A close-up of an iptables rule blocking ICMP fragmentation-needed messages

Some well-meaning soul, years ago, had blocked ICMP wholesale because "ICMP is a security risk," lumping the genuinely-load-bearing "fragmentation needed" message in with ping. So the oversized packets were dropped at the tunnel, the "please send smaller packets" reply that would have rescued the connection was itself dropped at the firewall, and the sender was left waiting for an acknowledgement that would never come, retransmitting the same too-big packet forever. That is the hang. Not a slow link, not a busy server, just a connection patiently retransmitting a packet that physically cannot fit, into a silence where its only correction had been firewalled off.

the fix

There were two honest fixes and I applied both.

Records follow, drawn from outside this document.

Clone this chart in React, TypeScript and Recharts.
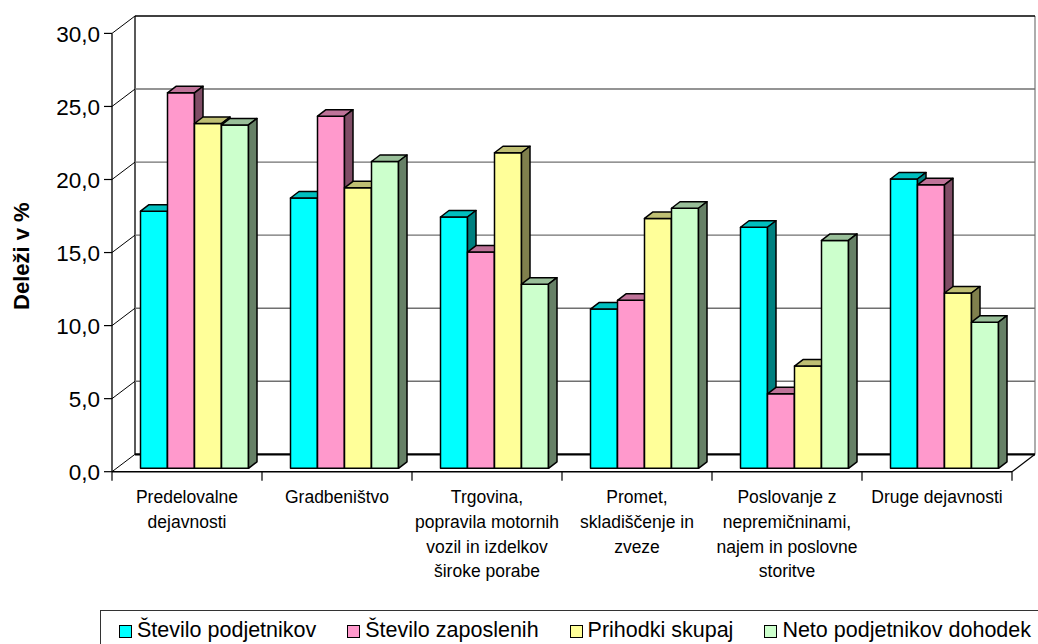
import React from 'react';
import { BarChart, Bar, XAxis, YAxis, CartesianGrid } from 'recharts';

// categories (line breaks as in the original axis labels)
const categories = [
  'Predelovalne\ndejavnosti',
  'Gradbeništvo',
  'Trgovina,\npopravila motornih\nvozil in izdelkov\nširoke porabe',
  'Promet,\nskladiščenje in\nzveze',
  'Poslovanje z\nnepremičninami,\nnajem in poslovne\nstoritve',
  'Druge dejavnosti',
];

const steviloPodjetnikov = [17.6, 18.5, 17.2, 10.9, 16.5, 19.8];
const steviloZaposlenih = [25.7, 24.1, 14.8, 11.5, 5.1, 19.4];
const prihodkiSkupaj = [23.6, 19.2, 21.6, 17.1, 7.0, 12.0];
const netoDohodek = [23.5, 21.0, 12.6, 17.8, 15.6, 10.0];

const seriesNames = ['Število podjetnikov', 'Število zaposlenih', 'Prihodki skupaj', 'Neto podjetnikov dohodek'];
const yTicks = [0, 5, 10, 15, 20, 25, 30];

const series = [
  { key: 'podjetniki', name: seriesNames[0], front: '#00FFFF', top: '#00BFBF', side: '#008080' },
  { key: 'zaposleni', name: seriesNames[1], front: '#FF99CC', top: '#BF7399', side: '#804D66' },
  { key: 'prihodki', name: seriesNames[2], front: '#FFFF99', top: '#BFBF73', side: '#80804D' },
  { key: 'neto', name: seriesNames[3], front: '#CCFFCC', top: '#99BF99', side: '#668066' },
];

const data = categories.map((name, i) => ({
  name,
  podjetniki: steviloPodjetnikov[i],
  zaposleni: steviloZaposlenih[i],
  prihodki: prihodkiSkupaj[i],
  neto: netoDohodek[i],
}));

// fake 3D: plot area is the bars' front plane, axis plane sits in front, wall behind
const FRONT = { dx: -7.5, dy: 3.4 };
const BACK = { dx: 15.5, dy: -14 };
const DEPTH = { dx: 8.5, dy: 6.5 };
const FONT = '"Liberation Sans", Arial, sans-serif';

const fmt = (v: number) => v.toFixed(1).replace('.', ',');

function makeBox(top: string, side: string) {
  return (p: any) => {
    const { x, y, width: w, height: h, fill } = p;
    if (h == null || w == null) return null;
    const { dx, dy } = DEPTH;
    return (
      <g stroke="#000" strokeWidth={1.5} strokeLinejoin="round">
        <rect x={x} y={y} width={w} height={h} fill={fill} />
        <polygon points={`${x},${y} ${x + dx},${y - dy} ${x + w + dx},${y - dy} ${x + w},${y}`} fill={top} />
        <polygon points={`${x + w},${y} ${x + w + dx},${y - dy} ${x + w + dx},${y + h - dy} ${x + w},${y + h}`} fill={side} />
      </g>
    );
  };
}

function frame(x: number, y: number, width: number, height: number) {
  const b = y + height;
  const r = x + width;
  return (
    <g>
      <line x1={r + BACK.dx} y1={y + BACK.dy} x2={r + BACK.dx} y2={b + BACK.dy} stroke="#808080" strokeWidth={1.3} />
      <line x1={x + BACK.dx} y1={y + BACK.dy} x2={x + BACK.dx} y2={b + BACK.dy} stroke="#000" strokeWidth={1.3} />
      <line x1={x + FRONT.dx} y1={y + FRONT.dy} x2={x + FRONT.dx} y2={b + FRONT.dy} stroke="#000" strokeWidth={1.3} />
      <line x1={x + FRONT.dx} y1={b + FRONT.dy} x2={r + FRONT.dx} y2={b + FRONT.dy} stroke="#000" strokeWidth={1.5} />
      <line x1={r + FRONT.dx} y1={b + FRONT.dy} x2={r + BACK.dx} y2={b + BACK.dy} stroke="#000" strokeWidth={1.2} />
    </g>
  );
}

function gridLine(props: any) {
  const { x1, y1, x2, index, x, y, width, height } = props;
  const bottom = y + height;
  const isTop = Math.abs(y1 - y) < 0.5;
  const isBottom = Math.abs(y1 - bottom) < 0.5;
  const fx = x1 + FRONT.dx;
  const fy = y1 + FRONT.dy;
  const bx = x1 + BACK.dx;
  const by = y1 + BACK.dy;
  return (
    <g key={`grid-${index}`}>
      {index === 0 && frame(x, y, width, height)}
      <line x1={fx} y1={fy} x2={bx} y2={by} stroke="#000" strokeWidth={1} />
      <line
        x1={bx}
        y1={by}
        x2={x2 + BACK.dx}
        y2={by}
        stroke={isTop || isBottom ? '#000' : '#707070'}
        strokeWidth={isBottom ? 2.2 : isTop ? 1.3 : 1.4}
      />
    </g>
  );
}

function YTick(props: any) {
  const { x, y, payload } = props;
  const ax = x + FRONT.dx;
  const ay = y + FRONT.dy;
  return (
    <g>
      <line x1={ax - 8} y1={ay} x2={ax} y2={ay} stroke="#000" strokeWidth={1.2} />
      <text x={ax - 12} y={ay} dy="0.36em" textAnchor="end" fontSize={22.5} fontFamily={FONT} fill="#000">
        {fmt(payload.value)}
      </text>
    </g>
  );
}

function XTick(props: any) {
  const { x, y, payload, index, width, visibleTicksCount } = props;
  const half = payload.offset ?? width / visibleTicksCount / 2;
  const ax = x + FRONT.dx;
  const ay = y + FRONT.dy;
  const lines = String(payload.value).split('\n');
  return (
    <g>
      <line x1={ax - half} y1={ay} x2={ax - half} y2={ay + 9} stroke="#000" strokeWidth={1.2} />
      {index === visibleTicksCount - 1 && (
        <line x1={ax + half} y1={ay} x2={ax + half} y2={ay + 9} stroke="#000" strokeWidth={1.2} />
      )}
      <text x={ax} y={ay + 31.4} textAnchor="middle" fontSize={17.5} fontFamily={FONT} fill="#000">
        {lines.map((l, i) => (
          <tspan key={i} x={ax} dy={i === 0 ? 0 : 24.7}>
            {l}
          </tspan>
        ))}
      </text>
    </g>
  );
}

function YTitle(props: any) {
  const { viewBox } = props;
  const cx = viewBox.x - 37.5;
  const cy = viewBox.y + viewBox.height / 2 + 7;
  return (
    <text
      x={cx}
      y={cy}
      transform={`rotate(-90 ${cx} ${cy})`}
      textAnchor="middle"
      dominantBaseline="central"
      fontSize={22}
      fontWeight="bold"
      fontFamily={FONT}
      fill="#000"
    >
      Deleži v %
    </text>
  );
}

export default function App() {
  return (
    <div style={{ position: 'relative', width: 1038, height: 644, overflow: 'hidden', background: '#fff', fontFamily: FONT }}>
      <style>{'body{margin:0}'}</style>
      <BarChart
        width={1038}
        height={644}
        data={data}
        margin={{ top: 30, right: 18.5, left: 59.5, bottom: 75.7 }}
        barCategoryGap={21}
        barGap={0}
      >
        <CartesianGrid vertical={false} horizontal={gridLine} syncWithTicks />
        <XAxis
          dataKey="name"
          height={100}
          axisLine={false}
          tickLine={false}
          tickSize={0}
          tickMargin={0}
          interval={0}
          tick={<XTick />}
        />
        <YAxis
          width={60}
          domain={[0, 30]}
          ticks={yTicks}
          interval={0}
          axisLine={false}
          tickLine={false}
          tickSize={0}
          tickMargin={0}
          tick={<YTick />}
          label={<YTitle />}
        />
        {series.map((s) => (
          <Bar
            key={s.key}
            dataKey={s.key}
            name={s.name}
            fill={s.front}
            shape={makeBox(s.top, s.side)}
            isAnimationActive={false}
          />
        ))}
      </BarChart>
      <div
        style={{
          position: 'absolute',
          left: 100,
          top: 610,
          width: 960,
          height: 40,
          borderTop: '1px solid #333',
          borderLeft: '1px solid #333',
          display: 'flex',
          alignItems: 'center',
          gap: 31,
          paddingLeft: 18,
          boxSizing: 'border-box',
          fontSize: 21.5,
          color: '#000',
          whiteSpace: 'nowrap',
        }}
      >
        {series.map((s) => (
          <div key={s.key} style={{ display: 'flex', alignItems: 'center' }}>
            <span
              style={{
                display: 'inline-block',
                width: 11,
                height: 11,
                background: s.front,
                border: '1px solid #000',
                marginRight: 5,
                marginTop: 2,
              }}
            />
            <span>{s.name}</span>
          </div>
        ))}
      </div>
    </div>
  );
}
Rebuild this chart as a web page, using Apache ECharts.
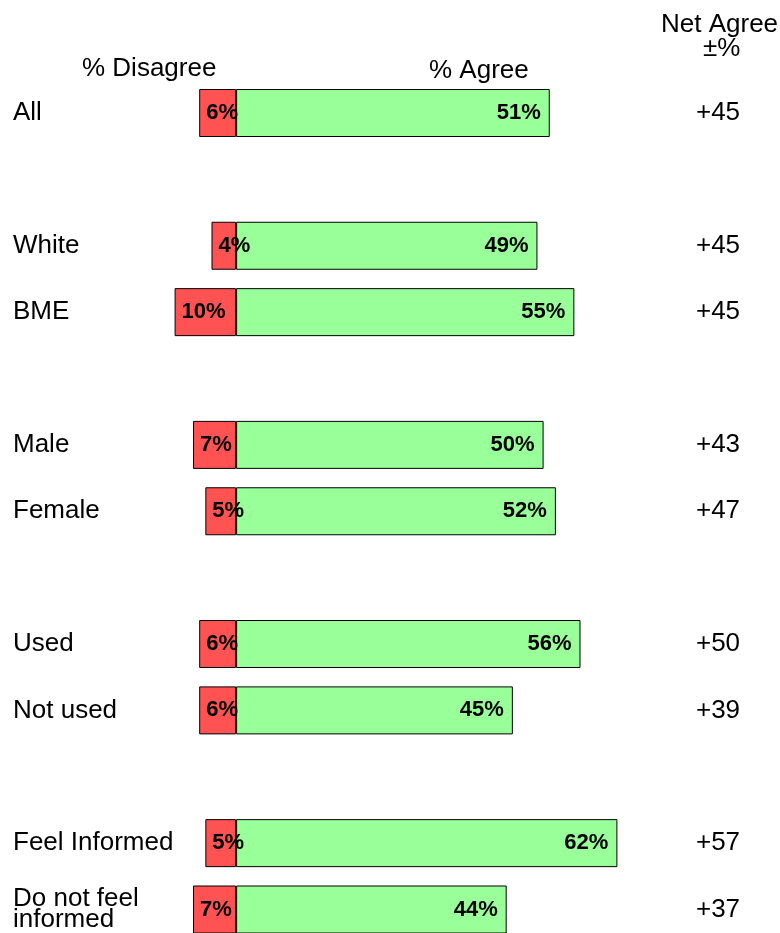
<!DOCTYPE html>
<html>
<head>
<meta charset="utf-8">
<script src="https://cdn.jsdelivr.net/npm/echarts@6/dist/echarts.min.js"></script>
<style>
html,body{margin:0;padding:0;background:#fff;}
#chart{width:780px;height:933px;}
</style>
</head>
<body>
<div id="chart"></div>
<script>
// Data (top to bottom; empty strings are spacer rows)
var categories = ['All', '', 'White', 'BME', '', 'Male', 'Female', '', 'Used', 'Not used', '', 'Feel Informed', 'Do not feel\ninformed'];
var disagree   = [6, null, 4, 10, null, 7, 5, null, 6, 6, null, 5, 7];
var agree      = [51, null, 49, 55, null, 50, 52, null, 56, 45, null, 62, 44];
var netAgree   = ['+45', '', '+45', '+45', '', '+43', '+47', '', '+50', '+39', '', '+57', '+37'];
var headers    = { disagree: '% Disagree', agree: '% Agree', net1: 'Net Agree', net2: '\u00B1%' };

var FONT = '"Liberation Sans", Arial, Helvetica, sans-serif';
var chart = echarts.init(document.getElementById('chart'), null, { renderer: 'canvas' });

var gridLeft = 150, pxPer = 6.15, xMin = -14, xMax = 76;
var gridWidth = (xMax - xMin) * pxPer;

var option = {
  animation: false,
  backgroundColor: '#ffffff',
  textStyle: { fontFamily: FONT },
  grid: { left: gridLeft, top: 113, width: gridWidth, height: 798, containLabel: false },
  xAxis: {
    type: 'value', min: xMin, max: xMax, show: false
  },
  yAxis: [
    {
      type: 'category', data: categories, inverse: true, position: 'left', boundaryGap: false,
      axisLine: { show: false }, axisTick: { show: false }, splitLine: { show: false },
      axisLabel: {
        align: 'left', margin: gridLeft - 13, color: '#000', fontSize: 26,
        lineHeight: 21, fontFamily: FONT, interval: 0
      }
    },
    {
      type: 'category', data: netAgree, inverse: true, position: 'right', boundaryGap: false,
      axisLine: { show: false }, axisTick: { show: false }, splitLine: { show: false },
      axisLabel: {
        align: 'center', margin: 718 - (gridLeft + gridWidth), color: '#000', fontSize: 26,
        fontFamily: FONT, interval: 0
      }
    }
  ],
  series: [
    {
      name: 'Disagree', type: 'bar', stack: 'total', barWidth: 48, clip: false,
      data: disagree.map(function (v) { return v == null ? null : -v; }),
      itemStyle: { color: '#FF5353', borderColor: '#000', borderWidth: 1 },
      label: {
        show: true, position: 'insideLeft', distance: 7, color: '#000',
        fontWeight: 'bold', fontSize: 22, fontFamily: FONT,
        formatter: function (p) { return Math.abs(p.value) + '%'; }
      }
    },
    {
      name: 'Agree', type: 'bar', stack: 'total', barWidth: 48, clip: false,
      data: agree,
      itemStyle: { color: '#99FF99', borderColor: '#000', borderWidth: 1 },
      label: {
        show: true, position: 'insideRight', distance: 9, color: '#000',
        fontWeight: 'bold', fontSize: 22, fontFamily: FONT,
        formatter: function (p) { return p.value + '%'; }
      }
    }
  ],
  graphic: [
    { type: 'text', left: 82, top: 56, style: { text: headers.disagree, fontSize: 26, fontFamily: FONT, fill: '#000' } },
    { type: 'text', left: 429, top: 58, style: { text: headers.agree, fontSize: 26, fontFamily: FONT, fill: '#000' } },
    { type: 'text', left: 661, top: 12, style: { text: headers.net1, fontSize: 26, fontFamily: FONT, fill: '#000' } },
    { type: 'text', left: 703, top: 36, style: { text: headers.net2, fontSize: 26, fontFamily: FONT, fill: '#000' } }
  ]
};
chart.setOption(option);
</script>
</body>
</html>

The proper one was to stop blocking ICMP type 3 code 4, the fragmentation-needed message, so Path MTU Discovery could do the job it was designed for:

# allow PMTU discovery to work
iptables -A INPUT -p icmp --icmp-type fragmentation-needed -j ACCEPT

The belt-and-braces one, for the hosts behind the tunnel, was MSS clamping, where the router rewrites the TCP maximum segment size during the handshake so both ends agree to use packets that already fit the tunnel, no ICMP required:

iptables -t mangle -A FORWARD -p tcp --tcp-flags SYN,RST SYN \
    -j TCPMSS --clamp-mss-to-pmtu

With either of those in place the large transfers flowed instantly, and the connection that had hung forever completed in milliseconds.

The lesson is old and I will be relearning it again, probably next year. When a connection establishes and then stalls on the first big payload, it is the MTU, and it is almost always a tunnel, and the reason it hung rather than failed cleanly is almost always somebody who blocked ICMP because it sounded dangerous. Ping proves nothing about big packets. Ask it for a big one with -M do, walk the size down until it breaks, and the path will tell you exactly where it shrank.